Ese es el valor de la corrección en privado. Una buena corrección, oportuna y de buena fe, a veces nos da la oportunidad de rectificar y cuando no es posible hacerlo, nos queda la advertencia para tener más cuidado en los detalles… la próxima vez. Para la juventud es un tesoro, si se presenta con la debida delicadeza y no como una imposición. Si el caso es este último, entonces habrá quien prefiera torcer la razón, argumentar fallas sistémicas y nunca admitir el desliz.

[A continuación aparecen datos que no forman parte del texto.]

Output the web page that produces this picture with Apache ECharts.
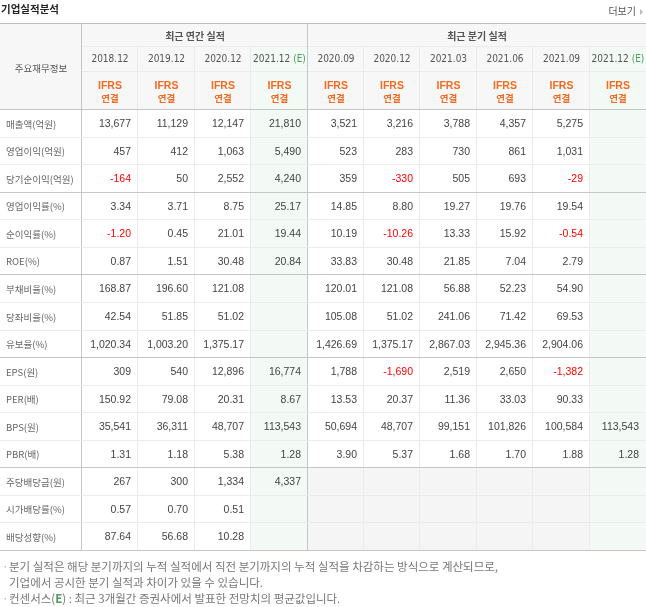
<!DOCTYPE html>
<html><head><meta charset="utf-8">
<script src="https://cdn.jsdelivr.net/npm/echarts@6/dist/echarts.min.js"></script>
<style>html,body{margin:0;padding:0;background:#fff}#c{width:646px;height:607px}</style>
</head><body><div id="c"></div>
<script>
// ---------- data ----------
const rowLabels = ['매출액(억원)','영업이익(억원)','당기순이익(억원)','영업이익률(%)','순이익률(%)','ROE(%)','부채비율(%)','당좌비율(%)','유보율(%)','EPS(원)','PER(배)','BPS(원)','PBR(배)','주당배당금(원)','시가배당률(%)','배당성향(%)'];
const annualPeriods = ['2018.12','2019.12','2020.12','2021.12'];
const quarterPeriods = ['2020.09','2020.12','2021.03','2021.06','2021.09','2021.12'];
const estimateFlags = [false,false,false,true,false,false,false,false,false,true];
const accountingBasis = ['IFRS','연결'];
const groupTitles = ['최근 연간 실적','최근 분기 실적'];
const sales            = [13677,11129,12147,21810,3521,3216,3788,4357,5275,null];
const operatingProfit  = [457,412,1063,5490,523,283,730,861,1031,null];
const netIncome        = [-164,50,2552,4240,359,-330,505,693,-29,null];
const operatingMargin  = [3.34,3.71,8.75,25.17,14.85,8.80,19.27,19.76,19.54,null];
const netMargin        = [-1.20,0.45,21.01,19.44,10.19,-10.26,13.33,15.92,-0.54,null];
const roe              = [0.87,1.51,30.48,20.84,33.83,30.48,21.85,7.04,2.79,null];
const debtRatio        = [168.87,196.60,121.08,null,120.01,121.08,56.88,52.23,54.90,null];
const quickRatio       = [42.54,51.85,51.02,null,105.08,51.02,241.06,71.42,69.53,null];
const reserveRatio     = [1020.34,1003.20,1375.17,null,1426.69,1375.17,2867.03,2945.36,2904.06,null];
const eps              = [309,540,12896,16774,1788,-1690,2519,2650,-1382,null];
const per              = [150.92,79.08,20.31,8.67,13.53,20.37,11.36,33.03,90.33,null];
const bps              = [35541,36311,48707,113543,50694,48707,99151,101826,100584,113543];
const pbr              = [1.31,1.18,5.38,1.28,3.90,5.37,1.68,1.70,1.88,1.28];
const dps              = [267,300,1334,4337,null,null,null,null,null,null];
const dividendYield    = [0.57,0.70,0.51,null,null,null,null,null,null,null];
const payoutRatio      = [87.64,56.68,10.28,null,null,null,null,null,null,null];
const rowDecimals      = [0,0,0,2,2,2,2,2,2,0,2,0,2,0,2,2];
const rowGroupSizes    = [3,3,3,4,3];
const quarterlyNotReported = [13,14,15];
const footnotes = [
  '분기 실적은 해당 분기까지의 누적 실적에서 직전 분기까지의 누적 실적을 차감하는 방식으로 계산되므로,',
  '기업에서 공시한 분기 실적과 차이가 있을 수 있습니다.',
  '컨센서스({e|E}) : 최근 3개월간 증권사에서 발표한 전망치의 평균값입니다.'
];

// ---------- build ----------
const seriesRows = [sales,operatingProfit,netIncome,operatingMargin,netMargin,roe,debtRatio,quickRatio,reserveRatio,eps,per,bps,pbr,dps,dividendYield,payoutRatio];
const allPeriods = annualPeriods.concat(quarterPeriods);
const groupEnds = new Set();
{ let acc = 0; rowGroupSizes.forEach(s => { acc += s; groupEnds.add(acc - 1); }); }

const C = {
  text:'#444', label:'#666', head:'#555', red:'#ff0000', ifrs:'#f26b21', est:'#4a9d5b',
  headBg:'#f7f7f7', estBg:'#f3f9f4', naBg:'#f5f5f5', line:'#ebebeb', lineDark:'#c6c6c6', topLine:'#bcbcbc'
};
const numFont = '"Liberation Sans", Arial, sans-serif';
const narrowFont = '"DejaVu Sans Condensed", "Liberation Sans Narrow", "Liberation Sans", Arial, sans-serif';
const krFont = '"Noto Sans CJK KR", sans-serif';
const headerBands = [0, 24, 49, 87];

function fmt(v, d) {
  return v.toLocaleString('en-US', {minimumFractionDigits:d, maximumFractionDigits:d});
}
function cellBox(api, c, r) {
  const ctr = api.coord([c, r]); const sz = api.size([1, 1]);
  return {
    x0: Math.round(ctr[0] - sz[0] / 2), x1: Math.round(ctr[0] + sz[0] / 2),
    y0: Math.round(ctr[1] - sz[1] / 2), y1: Math.round(ctr[1] + sz[1] / 2)
  };
}

const bodyData = [];
seriesRows.forEach((vals, r) => vals.forEach((v, c) => bodyData.push([c, r])));
const labelData = rowLabels.map((l, r) => [0, r]);

function renderBody(params, api) {
  const c = api.value(0), r = api.value(1);
  const b = cellBox(api, c, r);
  const isEst = estimateFlags[c];
  const isNA = !isEst && c >= annualPeriods.length && quarterlyNotReported.indexOf(r) >= 0;
  const ch = [];
  const bg = isEst ? C.estBg : (isNA ? C.naBg : null);
  if (bg) ch.push({type:'rect', shape:{x:b.x0, y:b.y0, width:b.x1-b.x0, height:b.y1-b.y0}, style:{fill:bg}});
  const v = seriesRows[r][c];
  if (v != null) {
    ch.push({type:'text', style:{text:fmt(v, rowDecimals[r]), x:b.x1-7, y:(b.y0+b.y1)/2+0.5,
      align:'right', verticalAlign:'middle', font:'10.5px ' + numFont, fill: v < 0 ? C.red : C.text}});
  }
  if (c !== allPeriods.length - 1) {
    ch.push({type:'line', shape:{x1:b.x1-0.5, y1:b.y0, x2:b.x1-0.5, y2:b.y1},
      style:{stroke: c === annualPeriods.length - 1 ? C.lineDark : C.line, lineWidth:1}});
  }
  ch.push({type:'line', shape:{x1:b.x0, y1:b.y1-0.5, x2:b.x1, y2:b.y1-0.5},
    style:{stroke: groupEnds.has(r) ? C.lineDark : C.line, lineWidth:1}});
  return {type:'group', children:ch};
}

function renderLabel(params, api) {
  const r = api.value(1);
  const b = cellBox(api, 0, r);
  return {type:'group', children:[
    {type:'text', style:{text:rowLabels[r], x:b.x0+6, y:(b.y0+b.y1)/2, align:'left', verticalAlign:'middle',
      font:'9.5px ' + krFont, fill:C.label}},
    {type:'line', shape:{x1:b.x1-0.5, y1:b.y0, x2:b.x1-0.5, y2:b.y1}, style:{stroke:C.lineDark, lineWidth:1}},
    {type:'line', shape:{x1:b.x0, y1:b.y1-0.5, x2:b.x1, y2:b.y1-0.5},
      style:{stroke: groupEnds.has(r) ? C.lineDark : C.line, lineWidth:1}}
  ]};
}

function renderColHeader(params, api) {
  const c = api.value(0);
  const ctr = api.coord([c, 0]); const w = api.size([1, 0])[0];
  const x0 = Math.round(ctr[0] - w/2), x1 = Math.round(ctr[0] + w/2);
  const yA = Math.round(api.coord([c, headerBands[1]])[1]);
  const yB = Math.round(api.coord([c, headerBands[2]])[1]);
  const yC = Math.round(api.coord([c, headerBands[3]])[1]);
  const isEst = estimateFlags[c];
  const ch = [];
  ch.push({type:'rect', shape:{x:x0, y:yA, width:x1-x0, height:yC-yA}, style:{fill: isEst ? C.estBg : C.headBg}});
  ch.push({type:'text', style:{
    text: isEst ? '{d|' + allPeriods[c] + '}{e| (E)}' : '{d|' + allPeriods[c] + '}',
    x:(x0+x1)/2, y:(yA+yB)/2, align:'center', verticalAlign:'middle',
    rich:{d:{font:'10px ' + narrowFont, fill:C.head}, e:{font:'10px ' + narrowFont, fill:C.est}}}});
  ch.push({type:'text', style:{text:accountingBasis[0], x:(x0+x1)/2, y:(yB+yC)/2-5, align:'center', verticalAlign:'middle',
    font:'bold 10.5px ' + numFont, fill:C.ifrs}});
  ch.push({type:'text', style:{text:accountingBasis[1], x:(x0+x1)/2, y:(yB+yC)/2+7, align:'center', verticalAlign:'middle',
    font:'bold 9.5px ' + krFont, fill:C.ifrs}});
  ch.push({type:'line', shape:{x1:x0, y1:yB-0.5, x2:x1, y2:yB-0.5}, style:{stroke:C.line, lineWidth:1}});
  if (c !== allPeriods.length - 1) {
    ch.push({type:'line', shape:{x1:x1-0.5, y1:yA, x2:x1-0.5, y2:yC},
      style:{stroke: c === annualPeriods.length - 1 ? C.lineDark : C.line, lineWidth:1}});
  }
  ch.push({type:'line', shape:{x1:x0, y1:yC-0.5, x2:x1, y2:yC-0.5}, style:{stroke:C.lineDark, lineWidth:1}});
  return {type:'group', children:ch};
}

const groupData = [[0, annualPeriods.length - 1, 0], [annualPeriods.length, allPeriods.length - 1, 1]];
function renderGroupHeader(params, api) {
  const s = api.value(0), e = api.value(1), gi = api.value(2);
  const w = api.size([1, 0])[0];
  const x0 = Math.round(api.coord([s, 0])[0] - w/2), x1 = Math.round(api.coord([e, 0])[0] + w/2);
  const y0 = Math.round(api.coord([s, headerBands[0]])[1]);
  const y1 = Math.round(api.coord([s, headerBands[1]])[1]);
  const ch = [
    {type:'rect', shape:{x:x0, y:y0, width:x1-x0, height:y1-y0}, style:{fill:C.headBg}},
    {type:'text', style:{text:groupTitles[gi], x:(x0+x1)/2, y:(y0+y1)/2+1, align:'center', verticalAlign:'middle',
      font:'bold 10px ' + krFont, fill:C.head}},
    {type:'line', shape:{x1:x0, y1:y1-0.5, x2:x1, y2:y1-0.5}, style:{stroke:C.line, lineWidth:1}}
  ];
  if (e !== allPeriods.length - 1) {
    ch.push({type:'line', shape:{x1:x1-0.5, y1:y0, x2:x1-0.5, y2:y1}, style:{stroke:C.lineDark, lineWidth:1}});
  }
  return {type:'group', children:ch};
}

const chart = echarts.init(document.getElementById('c'), null, {renderer:'canvas'});
const hidden = {show:false};
chart.setOption({
  animation:false,
  grid:[
    {left:0, top:110, width:82, height:441},
    {left:82, top:110, width:564, height:441},
    {left:82, top:23, width:564, height:87}
  ],
  xAxis:[
    {gridIndex:0, type:'category', data:['항목'], axisLine:hidden, axisTick:hidden, axisLabel:hidden, splitLine:hidden},
    {gridIndex:1, type:'category', data:allPeriods, axisLine:hidden, axisTick:hidden, axisLabel:hidden, splitLine:hidden},
    {gridIndex:2, type:'category', data:allPeriods, axisLine:hidden, axisTick:hidden, axisLabel:hidden, splitLine:hidden}
  ],
  yAxis:[
    {gridIndex:0, type:'category', data:rowLabels, inverse:true, axisLine:hidden, axisTick:hidden, axisLabel:hidden, splitLine:hidden},
    {gridIndex:1, type:'category', data:rowLabels, inverse:true, axisLine:hidden, axisTick:hidden, axisLabel:hidden, splitLine:hidden},
    {gridIndex:2, type:'value', min:0, max:headerBands[3], inverse:true, axisLine:hidden, axisTick:hidden, axisLabel:hidden, splitLine:hidden}
  ],
  series:[
    {type:'custom', xAxisIndex:0, yAxisIndex:0, data:labelData, renderItem:renderLabel, silent:true, clip:false},
    {type:'custom', xAxisIndex:1, yAxisIndex:1, data:bodyData, renderItem:renderBody, silent:true, clip:false},
    {type:'custom', xAxisIndex:2, yAxisIndex:2, data:allPeriods.map((p, i) => [i]), renderItem:renderColHeader, silent:true, clip:false,
      encode:{x:0}},
    {type:'custom', xAxisIndex:2, yAxisIndex:2, data:groupData, renderItem:renderGroupHeader, silent:true, clip:false,
      encode:{x:[0,1]}}
  ],
  graphic:[
    {type:'text', left:1, top:4, z:100, style:{text:'기업실적분석', font:'bold 10.5px ' + krFont, fill:'#222'}},
    {type:'text', right:10, top:6, z:100, style:{text:'더보기', font:'10px ' + krFont, fill:'#555'}},
    {type:'polygon', z:100, shape:{points:[[640,9],[643,12],[640,15]]}, style:{fill:'#bbb'}},
    {type:'rect', z:1, shape:{x:0, y:23, width:82, height:87}, style:{fill:C.headBg}},
    {type:'text', z:100, x:41, y:68, style:{text:'주요재무정보', font:'9.5px ' + krFont, fill:C.head, align:'center', verticalAlign:'middle'}},
    {type:'line', z:100, shape:{x1:81.5, y1:23, x2:81.5, y2:110}, style:{stroke:C.lineDark, lineWidth:1}},
    {type:'line', z:100, shape:{x1:0, y1:109.5, x2:82, y2:109.5}, style:{stroke:C.lineDark, lineWidth:1}},
    {type:'line', z:100, shape:{x1:0, y1:23.5, x2:646, y2:23.5}, style:{stroke:C.topLine, lineWidth:1}},
    {type:'text', z:100, x:2, y:567, style:{text:'·', font:'11.5px ' + krFont, fill:'#aaa', verticalAlign:'middle'}},
    {type:'text', z:100, x:9, y:567, style:{text:footnotes[0], font:'11.5px ' + krFont, fill:'#777', verticalAlign:'middle'}},
    {type:'text', z:100, x:9, y:583, style:{text:footnotes[1], font:'11.5px ' + krFont, fill:'#777', verticalAlign:'middle'}},
    {type:'text', z:100, x:2, y:599, style:{text:'·', font:'11.5px ' + krFont, fill:'#aaa', verticalAlign:'middle'}},
    {type:'text', z:100, x:9, y:599, style:{text:footnotes[2], font:'11.5px ' + krFont, fill:'#777', verticalAlign:'middle',
      rich:{e:{font:'bold 11.5px ' + krFont, fill:C.est}}}}
  ]
});
</script></body></html>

¡Ah! Pero debemos cuidarnos y corregir en privado, no sea que al corregir en público incurramos, no solo en la indelicadeza del maltrato disfrazado; también corremos el riesgo de cometer múltiples errores, como sucede a veces con quienes corrigen en público y para señalarte que te equivocaste, te dicen «helmano, te esquivocate». La gente se va a fijar entonces, en los notorios errores del que corrige y va a ignorar lo demás.
En cuanto al receptor de la corrección, debe aprender a comprobarla y a aceptarla con humildad, dejando de lado esa rigidez psicológica que caracteriza a todo el que pierde el sueño, al saberse descubierto en cualquier torcedura o vuelco en el camino.
Después de todo, aunque no somos hijos del error, somos familiares cercanos. Sin importar el oficio o la profesión, debe prevalecer la sabiduría de aceptar con humildad, tanto halagos como enmiendas. Quien así lo hace, vive más feliz; se mantiene aprendiendo y en un proceso de mejora continua, como si se tratase de una aplicación permanente del denominado Ciclo de Deming.
Eso sí, corrija como Nerys: de buena fe y en privado.